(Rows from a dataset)
--- START ---

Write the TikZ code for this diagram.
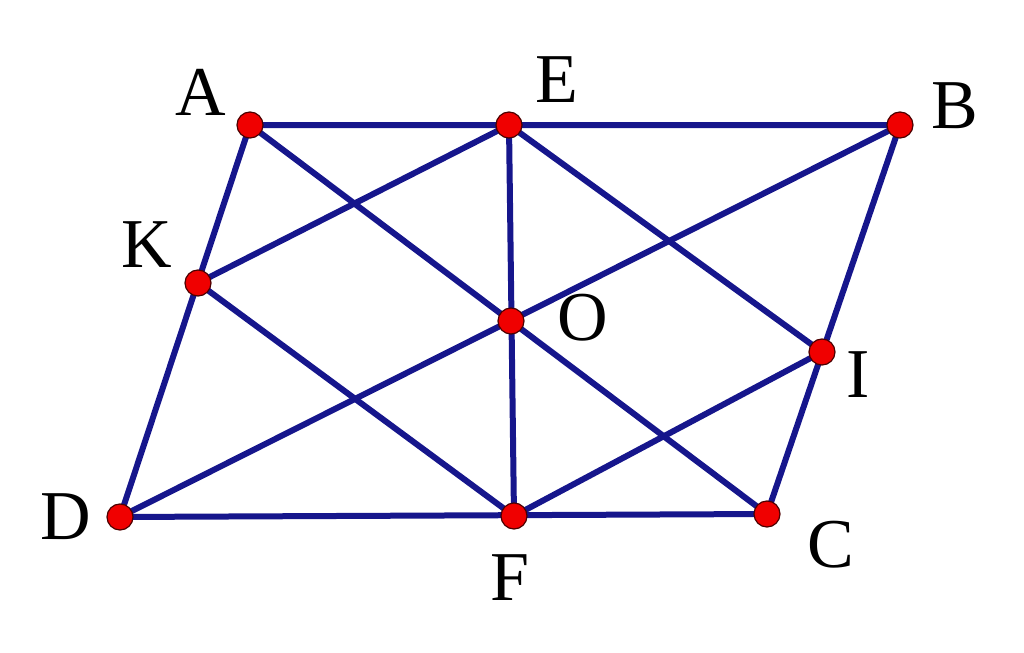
\documentclass[tikz,border=0pt]{standalone}
\usepackage{fontspec}
\setmainfont{Liberation Serif}
\definecolor{edgeblue}{RGB}{22,22,140}
\definecolor{dotred}{RGB}{240,0,0}
\tikzset{
  edge/.style={draw=edgeblue, line width=3pt, line cap=round},
  pt/.style={circle, fill=dotred, draw=black!70!red, line width=0.6pt, minimum size=13pt, inner sep=0pt},
  lbl/.style={font=\fontsize{35}{35}\selectfont, inner sep=0pt}
}
\begin{document}
\begin{tikzpicture}[x=0.5pt,y=-0.5pt]
\useasboundingbox (0,0) rectangle (1024,653);
\coordinate (A) at (250,125);
\coordinate (E) at (509,125);
\coordinate (B) at (900,125);
\coordinate (K) at (198,283);
\coordinate (O) at (511,321);
\coordinate (I) at (822,352);
\coordinate (D) at (120,517);
\coordinate (F) at (514,516);
\coordinate (C) at (767,514);
\draw[edge] (A) -- (B) -- (C) -- (D) -- cycle;
\draw[edge] (A) -- (C);
\draw[edge] (B) -- (D);
\draw[edge] (E) -- (F);
\draw[edge] (K) -- (E) -- (I) -- (F) -- (K);
\foreach \p in {A,E,B,K,O,I,D,F,C} \node[pt] (n\p) at (\p) {};
\node[lbl] (lA) at (201,92) {A};
\node[lbl] (lE) at (557,80) {E};
\node[lbl] (lB) at (955,106) {B};
\node[lbl] (lK) at (147,245) {K};
\node[lbl] (lO) at (583,318) {O};
\node[lbl] (lI) at (858,375) {I};
\node[lbl] (lD) at (66,517) {D};
\node[lbl] (lF) at (510,578) {F};
\node[lbl] (lC) at (831,545) {C};
\end{tikzpicture}
\end{document}
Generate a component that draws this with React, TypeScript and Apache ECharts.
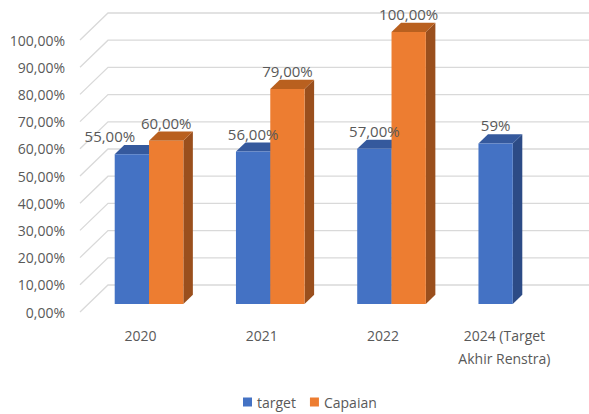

--- END ---

- OBJECTIVE:
Retype every record above exactly as written, but leave out the pictures.

- EXERCISE ANSWER:
Write the TikZ code for this diagram.
\documentclass[tikz,border=0pt]{standalone}
\usepackage{fontspec}
\setmainfont{Liberation Serif}
\definecolor{edgeblue}{RGB}{22,22,140}
\definecolor{dotred}{RGB}{240,0,0}
\tikzset{
  edge/.style={draw=edgeblue, line width=3pt, line cap=round},
  pt/.style={circle, fill=dotred, draw=black!70!red, line width=0.6pt, minimum size=13pt, inner sep=0pt},
  lbl/.style={font=\fontsize{35}{35}\selectfont, inner sep=0pt}
}
\begin{document}
\begin{tikzpicture}[x=0.5pt,y=-0.5pt]
\useasboundingbox (0,0) rectangle (1024,653);
\coordinate (A) at (250,125);
\coordinate (E) at (509,125);
\coordinate (B) at (900,125);
\coordinate (K) at (198,283);
\coordinate (O) at (511,321);
\coordinate (I) at (822,352);
\coordinate (D) at (120,517);
\coordinate (F) at (514,516);
\coordinate (C) at (767,514);
\draw[edge] (A) -- (B) -- (C) -- (D) -- cycle;
\draw[edge] (A) -- (C);
\draw[edge] (B) -- (D);
\draw[edge] (E) -- (F);
\draw[edge] (K) -- (E) -- (I) -- (F) -- (K);
\foreach \p in {A,E,B,K,O,I,D,F,C} \node[pt] (n\p) at (\p) {};
\node[lbl] (lA) at (201,92) {A};
\node[lbl] (lE) at (557,80) {E};
\node[lbl] (lB) at (955,106) {B};
\node[lbl] (lK) at (147,245) {K};
\node[lbl] (lO) at (583,318) {O};
\node[lbl] (lI) at (858,375) {I};
\node[lbl] (lD) at (66,517) {D};
\node[lbl] (lF) at (510,578) {F};
\node[lbl] (lC) at (831,545) {C};
\end{tikzpicture}
\end{document}
Generate a component that draws this with React, TypeScript and Apache ECharts.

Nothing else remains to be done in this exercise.